The plateau that Israel controls is part of a larger area of volcanic basalt fields stretching north and east that were created in the series of volcanic eruptions that began recently in geological terms, almost 4 million years ago, and continue to this day. It has distinct geographic boundaries. On the north, the Sa’ar valley (Banias) generally divides the lighter-colored limestone bedrock of the mountains from the dark-colored volcanic rocks of the Golan plateau. The western border of the plateau is truncated structurally by the Jordan Rift Valley, which falls down steeply into the lake. The southern border is lined by the Yarmouk River, which separates the plateau from the Hashemite Kingdom of Jordan. Finally, the east end of Golan Heights is carved out by the Raqqad river (Wadi Ruqqad) and areas still controlled by Syria.
The plateau’s north-south length is approximately 65 kilometres (40 mi) and its east-west width varies from 12 to 25 kilometres (7.5 to 15.5 miles). Topographically, the Golan Heights ranges in elevation from 2,814 metres (9,232 ft) on Mount Hermon in the north, to about 400 metres (1,300 ft) elevation along the Yarmouk River in the south. The Sea of Galilee, also known as Lake Kinneret or Lake Tiberias, at the southwest corner of the plateau is 200 metres (660 ft) below sea level. The steeper, more rugged topography is generally limited to the northern half, including the foothills of Mount Hermon; on the south the plateau is more level.

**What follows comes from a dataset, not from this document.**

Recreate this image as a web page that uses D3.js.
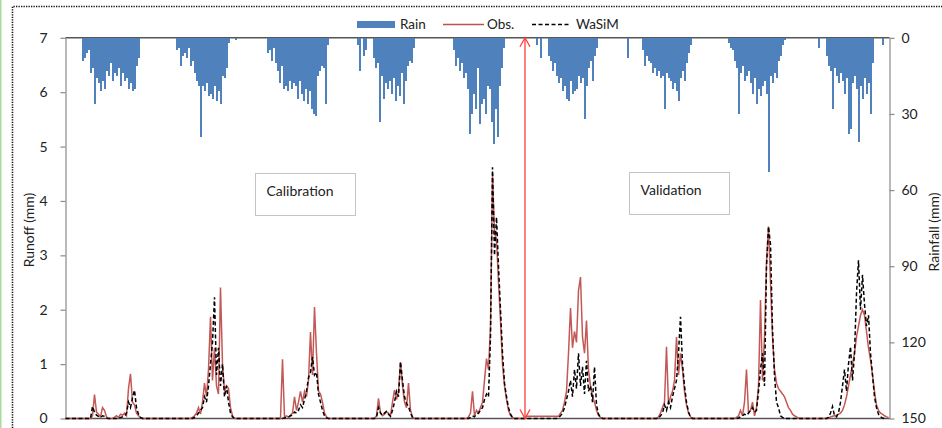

The broader Golan plateau exhibits a more subdued topography, generally ranging between 120 and 520 metres (390 and 1,710 ft) in elevation. In Israel, the Golan plateau is divided into three regions: northern (between the Sa’ar and Jilabun valleys), central (between the Jilabun and Daliyot valleys), and southern (between the Daliyot and Yarmouk valleys). The Golan Heights is bordered on the west by a rock escarpment that drops 500 metres (1,600 ft) to the Jordan River valley and the Sea of Galilee. In the south, the incised Yarmouk River valley marks the limits of the plateau and, east of the abandoned railroad bridge upstream of Hamat Gader and Al Hammah, it marks the recognised international border between Syria and Jordan.
Geologically, the Golan plateau and the Hauran plain to the east constitute a Holocene volcanic field that also extends northeast almost to Damascus. Much of the area is scattered with dormant volcanos, as well as cinder cones, such as Majdal Shams. The plateau also contains a crater lake, called Birkat Ram (“Ram Pool”), which is fed by both surface runoff and underground springs. These volcanic areas are characterised by basalt bedrock and dark soils derived from its weathering. The basalt flows overlie older, distinctly lighter-colored limestones and marls, exposed along the Yarmouk River in the south.
The rock forming the mountainous area in the northern Golan Heights, descending from Mount Hermon, differs geologically from the volcanic rocks of the plateau and has a different physiography. The mountains are characterised by lighter-colored, Jurassic-age limestone of sedimentary origin. Locally, the limestone is broken by faults and solution channels to form a karst-like topography in which springs are common.
In addition to its strategic military importance, the Golan Heights is an important water resource, especially at the higher elevations, which are snow-covered in the winter and help sustain baseflow for rivers and springs during the dry season. The Heights receive significantly more precipitation than the surrounding, lower-elevation areas. The occupied sector of the Golan Heights provides or controls a substantial portion of the water in the Jordan River watershed, which in turn provides a portion of Israel’s water supply. The Golan Heights supply 15% of Israel’s water.